* [Given data]
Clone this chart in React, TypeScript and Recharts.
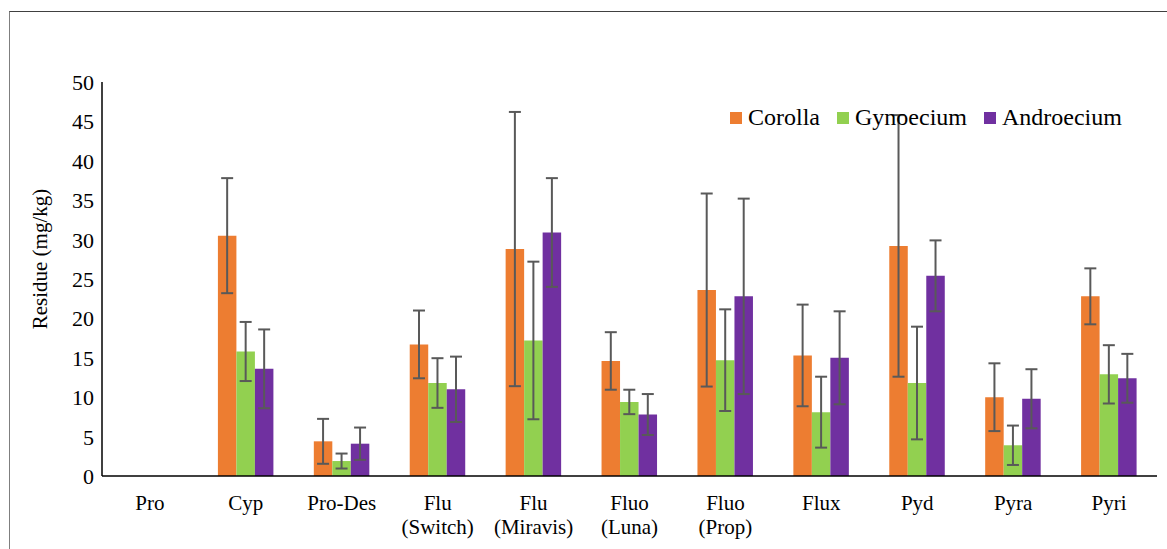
import { BarChart, Bar, XAxis, YAxis, ErrorBar, Legend } from 'recharts';

const categories = [
  'Pro',
  'Cyp',
  'Pro-Des',
  'Flu\n(Switch)',
  'Flu\n(Miravis)',
  'Fluo\n(Luna)',
  'Fluo\n(Prop)',
  'Flux',
  'Pyd',
  'Pyra',
  'Pyri',
];

const corolla = [0, 30.5, 4.4, 16.7, 28.8, 14.6, 23.6, 15.3, 29.2, 10.0, 22.8];
const corollaErr = [0, 7.3, 2.85, 4.3, 17.4, 3.65, 12.25, 6.45, 16.6, 4.3, 3.55];
const gynoecium = [0, 15.8, 1.9, 11.8, 17.2, 9.4, 14.7, 8.1, 11.8, 3.9, 12.9];
const gynoeciumErr = [0, 3.75, 0.95, 3.15, 10.0, 1.55, 6.45, 4.5, 7.15, 2.5, 3.7];
const androecium = [0, 13.6, 4.1, 11.0, 30.9, 7.8, 22.8, 15.0, 25.4, 9.8, 12.4];
const androeciumErr = [0, 5.0, 2.05, 4.15, 6.9, 2.6, 12.4, 5.9, 4.5, 3.75, 3.1];

const yTicks = [0, 5, 10, 15, 20, 25, 30, 35, 40, 45, 50];

const series = [
  { key: 'corolla', name: 'Corolla', color: '#ED7D31' },
  { key: 'gynoecium', name: 'Gynoecium', color: '#92D050' },
  { key: 'androecium', name: 'Androecium', color: '#7030A0' },
];

const data = categories.map((name, i) => ({
  name,
  corolla: corolla[i],
  corollaErr: corollaErr[i],
  gynoecium: gynoecium[i],
  gynoeciumErr: gynoeciumErr[i],
  androecium: androecium[i],
  androeciumErr: androeciumErr[i],
}));

const FONT = 'Liberation Serif, Times New Roman, Times, DejaVu Serif, serif';

function CategoryTick({ x, y, payload }: any) {
  const lines = String(payload.value).split('\n');
  return (
    <text
      x={x}
      y={y}
      textAnchor='middle'
      style={{ fontFamily: FONT, fontSize: 21 }}
      fill='#000'
    >
      {lines.map((line, i) => (
        <tspan key={i} x={x} dy={i === 0 ? 26 : 24}>
          {line}
        </tspan>
      ))}
    </text>
  );
}

function ValueTick({ x, y, payload }: any) {
  return (
    <text
      x={x}
      y={y}
      dy={8}
      textAnchor='end'
      style={{ fontFamily: FONT, fontSize: 22 }}
      fill='#000'
    >
      {payload.value}
    </text>
  );
}

function AxisTitle({ viewBox }: any) {
  const cx = viewBox.x - 2;
  const cy = viewBox.y + viewBox.height / 2 - 20;
  return (
    <text
      x={cx}
      y={cy}
      transform={`rotate(-90 ${cx} ${cy})`}
      textAnchor='middle'
      dominantBaseline='central'
      style={{ fontFamily: FONT, fontSize: 21 }}
      fill='#000'
    >
      Residue (mg/kg)
    </text>
  );
}

function LegendContent() {
  return (
    <div
      style={{
        display: 'flex',
        alignItems: 'center',
        fontFamily: FONT,
        fontSize: 24,
        color: '#000',
      }}
    >
      {series.map((s) => (
        <div
          key={s.key}
          style={{ display: 'flex', alignItems: 'center', marginRight: 17 }}
        >
          <span
            style={{
              width: 12,
              height: 12,
              background: s.color,
              marginRight: 6,
              display: 'inline-block',
            }}
          />
          <span>{s.name}</span>
        </div>
      ))}
    </div>
  );
}

export default function App() {
  return (
    <div
      style={{
        position: 'absolute',
        left: 0,
        top: 0,
        width: 1167,
        height: 549,
        background: '#fff',
        fontFamily: FONT,
      }}
    >
      <div
        style={{
          position: 'absolute',
          left: 9,
          top: 11,
          right: 0,
          bottom: -2,
          borderLeft: '1.5px solid #7f7f7f',
          borderTop: '1.5px solid #404040',
        }}
      />
      <BarChart
        width={1167}
        height={549}
        data={data}
        margin={{ top: 82, right: 10, bottom: 13, left: 42 }}
        barGap={0}
        barSize={18.5}
        style={{ position: 'absolute', left: 0, top: 0 }}
      >
        <XAxis
          dataKey='name'
          height={60}
          interval={0}
          tickLine={false}
          axisLine={{ stroke: '#000', strokeWidth: 1.5 }}
          tick={<CategoryTick />}
        />
        <XAxis
          xAxisId='top'
          orientation='top'
          dataKey='name'
          height={0}
          tick={false}
          tickLine={false}
          axisLine={{ stroke: '#808080', strokeWidth: 1.5 }}
        />
        <YAxis
          width={60}
          domain={[0, 50]}
          ticks={yTicks}
          interval={0}
          tickLine={false}
          axisLine={{ stroke: '#000', strokeWidth: 1.5 }}
          tick={<ValueTick />}
          label={<AxisTitle />}
        />
        <YAxis
          yAxisId='right'
          orientation='right'
          width={0}
          domain={[0, 50]}
          tick={false}
          tickLine={false}
          axisLine={{ stroke: '#000', strokeWidth: 1.5 }}
        />
        <Legend
          layout='horizontal'
          verticalAlign='middle'
          align='center'
          content={<LegendContent />}
          wrapperStyle={{ top: 104, left: 730, width: 430 }}
        />
        {series.map((s) => (
          <Bar
            key={s.key}
            dataKey={s.key}
            name={s.name}
            fill={s.color}
            isAnimationActive={false}
          >
            <ErrorBar
              dataKey={`${s.key}Err`}
              width={6}
              strokeWidth={2}
              stroke='#595959'
              direction='y'
            />
          </Bar>
        ))}
      </BarChart>
    </div>
  );
}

* [What is expected]
Skip the pictures, please, and transcribe only the lines from the beginning of the material through the one that contains "const FONT = 'Liberation".

* [Written response]
Clone this chart in React, TypeScript and Recharts.
import { BarChart, Bar, XAxis, YAxis, ErrorBar, Legend } from 'recharts';

const categories = [
  'Pro',
  'Cyp',
  'Pro-Des',
  'Flu\n(Switch)',
  'Flu\n(Miravis)',
  'Fluo\n(Luna)',
  'Fluo\n(Prop)',
  'Flux',
  'Pyd',
  'Pyra',
  'Pyri',
];

const corolla = [0, 30.5, 4.4, 16.7, 28.8, 14.6, 23.6, 15.3, 29.2, 10.0, 22.8];
const corollaErr = [0, 7.3, 2.85, 4.3, 17.4, 3.65, 12.25, 6.45, 16.6, 4.3, 3.55];
const gynoecium = [0, 15.8, 1.9, 11.8, 17.2, 9.4, 14.7, 8.1, 11.8, 3.9, 12.9];
const gynoeciumErr = [0, 3.75, 0.95, 3.15, 10.0, 1.55, 6.45, 4.5, 7.15, 2.5, 3.7];
const androecium = [0, 13.6, 4.1, 11.0, 30.9, 7.8, 22.8, 15.0, 25.4, 9.8, 12.4];
const androeciumErr = [0, 5.0, 2.05, 4.15, 6.9, 2.6, 12.4, 5.9, 4.5, 3.75, 3.1];

const yTicks = [0, 5, 10, 15, 20, 25, 30, 35, 40, 45, 50];

const series = [
  { key: 'corolla', name: 'Corolla', color: '#ED7D31' },
  { key: 'gynoecium', name: 'Gynoecium', color: '#92D050' },
  { key: 'androecium', name: 'Androecium', color: '#7030A0' },
];

const data = categories.map((name, i) => ({
  name,
  corolla: corolla[i],
  corollaErr: corollaErr[i],
  gynoecium: gynoecium[i],
  gynoeciumErr: gynoeciumErr[i],
  androecium: androecium[i],
  androeciumErr: androeciumErr[i],
}));

const FONT = 'Liberation Serif, Times New Roman, Times, DejaVu Serif, serif';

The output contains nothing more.